Symptoms.—Malarial fever presents itself under two chief forms, though it should be noted that malaria is one of the most protean of all diseases and may simulate any malady. (1) Intermittent fever. In this disease the temperature may rise high, but returns each day to normal or lower; hence there is, after each attack, a period of complete freedom from fever. An intermittent fever or ague is usually less serious than a remittent fever, but it is harder to cure in the long run. (2) Remittent fever. In this the temperature, though it varies, keeps constantly above the normal, and the higher the fever, and the slighter the difference between the extremes of temperature, the more serious is the condition of the patient. Where the temperature is remittent, and appears to be unaffected by quinine, the disease is probably not malarial, but may be a case of enteric fever, and should be treated as advised below under that heading.
The attack may be sudden, but it is usually preceded by a feeling of languor, yawning, and general discomfort; this is followed by the cold stage, which, in the tropics, is usually short, and in the more ordinary attacks is ushered in by a violent shivering fit or rigor, though this is not common in Central Africa. The sensation of cold is entirely subjective, for though the patient feels chilly and piles clothes upon himself his temperature will be found elevated. At this period violent vomiting is not infrequent. Then comes the hot stage, often of long duration, followed by the sweating stage, during which the perspiration pours from the patient and soaks everything on and about him. After this there is a period of remission, or intermission of the feverish symptoms with corresponding relief to the patient. Usually, after some hours, the attack comes on again, beginning with the cold stage, but if the fever is treated very early, the disease may now pass off. The whole attack lasts as a rule from six to ten hours, say one hour for the cold stage, three or four for the hot period, and two to four for that of defervescence. There is sometimes a feeling of pain and discomfort in the right side owing to the congestion of the spleen, which enlarges during the rigor.

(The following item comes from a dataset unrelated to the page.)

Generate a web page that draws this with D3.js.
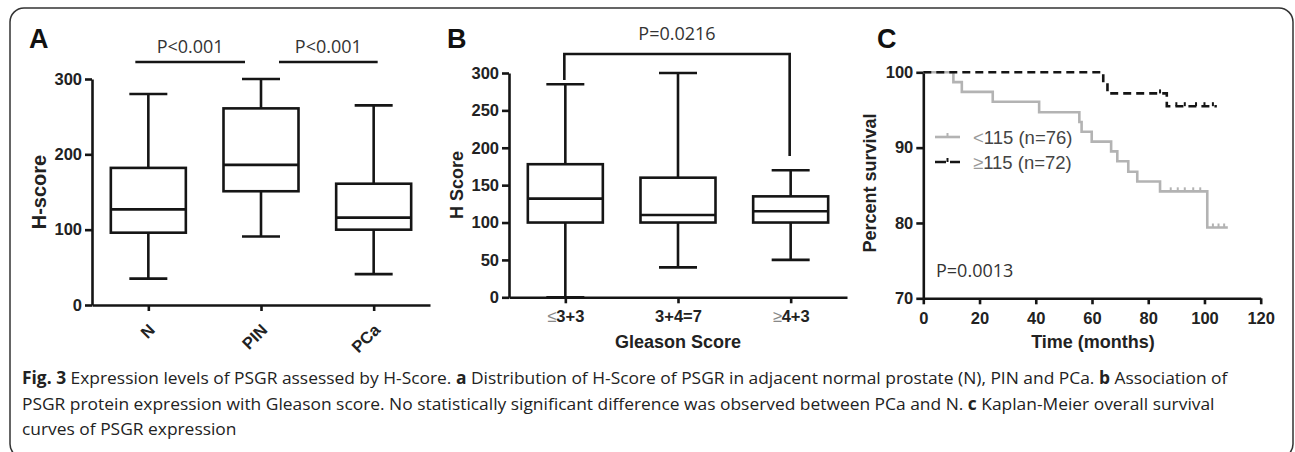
<!DOCTYPE html>
<html>
<head>
<meta charset="utf-8">
<style>
  body { margin: 0; background: #fff; }
  svg text { font-family: "Liberation Sans", Arial, sans-serif; }
</style>
</head>
<body>
<div id="fig"></div>
<script src="https://d3js.org/d3.v7.min.js"></script>
<script>
// ---- data ----
// panel A: H-score by tissue
var groupsA = ["N", "PIN", "PCa"];
var minA = [35, 91, 41];
var q1A  = [96, 151, 100];
var medA = [127, 186, 116];
var q3A  = [182, 261, 161];
var maxA = [280, 300, 265];
var ticksA = [0, 100, 200, 300];

// panel B: H score by Gleason score
var groupsB = ["≤3+3", "3+4=7", "≥4+3"];
var minB = [0, 40, 50];
var q1B  = [100, 100, 100];
var medB = [132, 110, 115];
var q3B  = [178, 160, 135];
var maxB = [285, 300, 170];
var ticksB = [0, 50, 100, 150, 200, 250, 300];

// panel C: Kaplan-Meier
var lowTime = [0, 10.7, 13.7, 24.7, 41.2, 55.5, 56.3, 59.9, 66.8, 69.0, 72.9, 76.1, 84.2, 101.0, 108.3];
var lowSurv = [100, 98.7, 97.4, 96.1, 94.7, 93.4, 92.1, 90.8, 89.5, 88.2, 86.8, 85.5, 84.2, 79.4, 79.4];
var lowCensor = [88, 90.5, 93, 96, 98.5, 103, 105, 107];
var highTime = [0, 64, 65.5, 86.6, 104.4];
var highSurv = [100, 98.6, 97.2, 95.5, 95.5];
var highCensor = [84.2, 90, 93, 97, 100, 103];
var ticksCX = [0, 20, 40, 60, 80, 100, 120];
var ticksCY = [70, 80, 90, 100];

var svg = d3.select("#fig").append("svg")
    .attr("width", 1295)
    .attr("height", 452);

// frame
svg.append("rect")
    .attr("x", 10).attr("y", 8)
    .attr("width", 1283).attr("height", 450)
    .attr("rx", 14)
    .attr("fill", "none")
    .attr("stroke", "#333")
    .attr("stroke-width", 1.5);

var lw = 2.6;
var ink = "#151515";

function styleAxis(g) {
  g.selectAll("path, line").attr("stroke", ink).attr("stroke-width", lw);
  g.selectAll("text")
    .attr("fill", "#222")
    .style("font-size", "16.5px")
    .style("font-weight", "bold");
}

function boxes(g, x, y, cats, mn, q1, md, q3, mx) {
  var bw = 75, cw = 38;
  cats.forEach(function(c, i) {
    var cx = x(c);
    var b = g.append("g").attr("stroke", ink).attr("stroke-width", lw).attr("fill", "none");
    b.append("line").attr("x1", cx).attr("x2", cx).attr("y1", y(mn[i])).attr("y2", y(q1[i]));
    b.append("line").attr("x1", cx).attr("x2", cx).attr("y1", y(q3[i])).attr("y2", y(mx[i]));
    b.append("line").attr("x1", cx - cw / 2).attr("x2", cx + cw / 2).attr("y1", y(mn[i])).attr("y2", y(mn[i]));
    b.append("line").attr("x1", cx - cw / 2).attr("x2", cx + cw / 2).attr("y1", y(mx[i])).attr("y2", y(mx[i]));
    b.append("rect").attr("x", cx - bw / 2).attr("width", bw)
      .attr("y", y(q3[i])).attr("height", y(q1[i]) - y(q3[i]));
    b.append("line").attr("x1", cx - bw / 2).attr("x2", cx + bw / 2).attr("y1", y(md[i])).attr("y2", y(md[i]));
  });
}

function panelLabel(txt, x) {
  svg.append("text").attr("x", x).attr("y", 48)
    .style("font-size", "27px").style("font-weight", "bold")
    .attr("fill", "#111").text(txt);
}

// ---- panel A ----
var xA = d3.scalePoint().domain(groupsA).range([92, 430]).padding(0.5);
var yA = d3.scaleLinear().domain([0, 300]).range([305, 79]);

var gA = svg.append("g");
gA.append("g").attr("transform", "translate(0,305)")
  .call(d3.axisBottom(xA).tickSize(6).tickSizeOuter(0))
  .call(styleAxis)
  .selectAll("text")
    .attr("x", 0).attr("y", 0).attr("dy", 0)
    .attr("text-anchor", "end")
    .attr("transform", "translate(7,26) rotate(-45)");
gA.append("g").attr("transform", "translate(92,0)")
  .call(d3.axisLeft(yA).tickValues(ticksA).tickSize(7).tickPadding(3).tickSizeOuter(0))
  .call(styleAxis);
boxes(gA, xA, yA, groupsA, minA, q1A, medA, q3A, maxA);

gA.append("text")
  .attr("transform", "translate(46,192) rotate(-90)")
  .attr("text-anchor", "middle")
  .style("font-size", "20px").style("font-weight", "bold").attr("fill", "#222")
  .text("H-score");

var sigA = [[xA("N") - 13, xA("PIN") - 16], [xA("PIN") + 18, xA("PCa") + 4]];
sigA.forEach(function(s) {
  gA.append("line").attr("x1", s[0]).attr("x2", s[1]).attr("y1", 62).attr("y2", 62)
    .attr("stroke", ink).attr("stroke-width", lw);
  gA.append("text").attr("x", (s[0] + s[1]) / 2).attr("y", 53)
    .attr("text-anchor", "middle")
    .style("font-family", "'Open Sans', sans-serif").style("font-size", "18px")
    .attr("fill", "#333").text("P<0.001");
});
panelLabel("A", 29);

// ---- panel B ----
var xB = d3.scalePoint().domain(groupsB).range([509, 847]).padding(0.5);
var yB = d3.scaleLinear().domain([0, 300]).range([297.3, 73]);

var gB = svg.append("g");
var axB = gB.append("g").attr("transform", "translate(0,297.3)")
  .call(d3.axisBottom(xB).tickSize(6).tickPadding(7).tickSizeOuter(0))
  .call(styleAxis);
axB.selectAll(".tick text").each(function(d) {
  var t = d3.select(this);
  var first = d.charAt(0);
  if (first === "≤" || first === "≥") {
    t.text(null);
    t.append("tspan").attr("fill", "#888").style("font-weight", "normal").text(first);
    t.append("tspan").text(d.slice(1));
  }
});
gB.append("g").attr("transform", "translate(509,0)")
  .call(d3.axisLeft(yB).tickValues(ticksB).tickSize(7).tickPadding(3).tickSizeOuter(0))
  .call(styleAxis);
boxes(gB, xB, yB, groupsB, minB, q1B, medB, q3B, maxB);

gB.append("text")
  .attr("transform", "translate(463,185) rotate(-90)")
  .attr("text-anchor", "middle")
  .style("font-size", "18px").style("font-weight", "bold").attr("fill", "#222")
  .text("H Score");
gB.append("text").attr("x", 678).attr("y", 348)
  .attr("text-anchor", "middle")
  .style("font-size", "18px").style("font-weight", "bold").attr("fill", "#222")
  .text("Gleason Score");

var bl = xB(groupsB[0]) - 1, br = xB(groupsB[2]) - 1;
gB.append("path")
  .attr("d", "M" + bl + ",80V54H" + br + "V156")
  .attr("fill", "none").attr("stroke", ink).attr("stroke-width", lw);
gB.append("text").attr("x", (bl + br) / 2).attr("y", 40)
  .attr("text-anchor", "middle")
  .style("font-family", "'Open Sans', sans-serif").style("font-size", "18px")
  .attr("fill", "#333").text("P=0.0216");
panelLabel("B", 447);

// ---- panel C ----
var xC = d3.scaleLinear().domain([0, 120]).range([923.3, 1260.7]);
var yC = d3.scaleLinear().domain([70, 100]).range([298.3, 72.3]);

var gC = svg.append("g");
gC.append("g").attr("transform", "translate(0,298.3)")
  .call(d3.axisBottom(xC).tickValues(ticksCX).tickSize(6).tickPadding(8).tickSizeOuter(0))
  .call(styleAxis);
gC.append("g").attr("transform", "translate(923.3,0)")
  .call(d3.axisLeft(yC).tickValues(ticksCY).tickSize(7).tickPadding(3).tickSizeOuter(0))
  .call(styleAxis);

var step = d3.line()
  .x(function(d) { return xC(d[0]); })
  .y(function(d) { return yC(d[1]); })
  .curve(d3.curveStepAfter);

var lowPts = lowTime.map(function(t, i) { return [t, lowSurv[i]]; });
var highPts = highTime.map(function(t, i) { return [t, highSurv[i]]; });

function survAt(times, surv, t) {
  var s = surv[0];
  times.forEach(function(tt, i) { if (tt <= t) s = surv[i]; });
  return s;
}

gC.append("path").attr("d", step(lowPts))
  .attr("fill", "none").attr("stroke", "#b3b3b3").attr("stroke-width", lw);
lowCensor.forEach(function(t) {
  var s = survAt(lowTime, lowSurv, t);
  gC.append("line").attr("x1", xC(t)).attr("x2", xC(t))
    .attr("y1", yC(s)).attr("y2", yC(s) - 4)
    .attr("stroke", "#b3b3b3").attr("stroke-width", 2);
});

gC.append("path").attr("d", step(highPts))
  .attr("fill", "none").attr("stroke", ink).attr("stroke-width", lw)
  .attr("stroke-dasharray", "8,5");
highCensor.forEach(function(t) {
  var s = survAt(highTime, highSurv, t);
  gC.append("line").attr("x1", xC(t)).attr("x2", xC(t))
    .attr("y1", yC(s)).attr("y2", yC(s) - 4)
    .attr("stroke", ink).attr("stroke-width", 2);
});

// legend
var leg = gC.append("g");
leg.append("line").attr("x1", 935).attr("x2", 960).attr("y1", 137).attr("y2", 137)
  .attr("stroke", "#b3b3b3").attr("stroke-width", lw);
leg.append("line").attr("x1", 947.5).attr("x2", 947.5).attr("y1", 137).attr("y2", 133)
  .attr("stroke", "#b3b3b3").attr("stroke-width", 2);
leg.append("line").attr("x1", 935).attr("x2", 960).attr("y1", 162).attr("y2", 162)
  .attr("stroke", ink).attr("stroke-width", lw).attr("stroke-dasharray", "11,4,10");
leg.append("line").attr("x1", 947.5).attr("x2", 947.5).attr("y1", 162).attr("y2", 158)
  .attr("stroke", ink).attr("stroke-width", 2);
var legText = [["<", "115 (n=76)", 144], ["≥", "115 (n=72)", 169]];
legText.forEach(function(l) {
  var t = leg.append("text").attr("x", 973).attr("y", l[2])
    .style("font-size", "18.5px").attr("fill", "#444");
  t.append("tspan").attr("fill", "#999").text(l[0]);
  t.append("tspan").text(l[1]);
});

gC.append("text").attr("x", 936).attr("y", 277)
  .style("font-family", "'Open Sans', sans-serif").style("font-size", "18px")
  .attr("fill", "#333").text("P=0.0013");
gC.append("text")
  .attr("transform", "translate(876,183) rotate(-90)")
  .attr("text-anchor", "middle")
  .style("font-size", "18px").style("font-weight", "bold").attr("fill", "#222")
  .text("Percent survival");
gC.append("text").attr("x", 1093).attr("y", 348)
  .attr("text-anchor", "middle")
  .style("font-size", "18px").style("font-weight", "bold").attr("fill", "#222")
  .text("Time (months)");
panelLabel("C", 877);

// ---- caption ----
var captionLines = [
  [["Fig. 3", true], [" Expression levels of PSGR assessed by H-Score. ", false], ["a", true],
   [" Distribution of H-Score of PSGR in adjacent normal prostate (N), PIN and PCa. ", false],
   ["b", true], [" Association of", false]],
  [["PSGR protein expression with Gleason score. No statistically significant difference was observed between PCa and N. ", false],
   ["c", true], [" Kaplan-Meier overall survival", false]],
  [["curves of PSGR expression", false]]
];
var capY = [384, 410, 435];
var cap = svg.append("g");
var capTexts = captionLines.map(function(line, i) {
  var t = cap.append("text").attr("x", 0).attr("y", capY[i])
    .style("font-family", "'Open Sans', sans-serif").style("font-size", "17px")
    .attr("fill", "#222").attr("xml:space", "preserve").style("white-space", "pre");
  line.forEach(function(p) {
    t.append("tspan").style("font-weight", p[1] ? "bold" : "normal").text(p[0]);
  });
  return t;
});
var sx = 1206 / capTexts[0].node().getComputedTextLength();
cap.attr("transform", "translate(22,0) scale(" + sx + ",1)");
</script>
</body>
</html>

There are three distinct species of malarial parasite, and each causes a different type of fever. According to the type with which the patient has become infected, the fever recurs after one, two, or three days. At the same time all kinds of febrile irregularities are met with, so that it is often impossible to diagnose the disease in the absence of blood examination for the detection of the parasite.
Anæmia is a constant feature of the malarial attack, as is but natural, considering the great destruction of red blood cells brought about by the parasites which have infected them.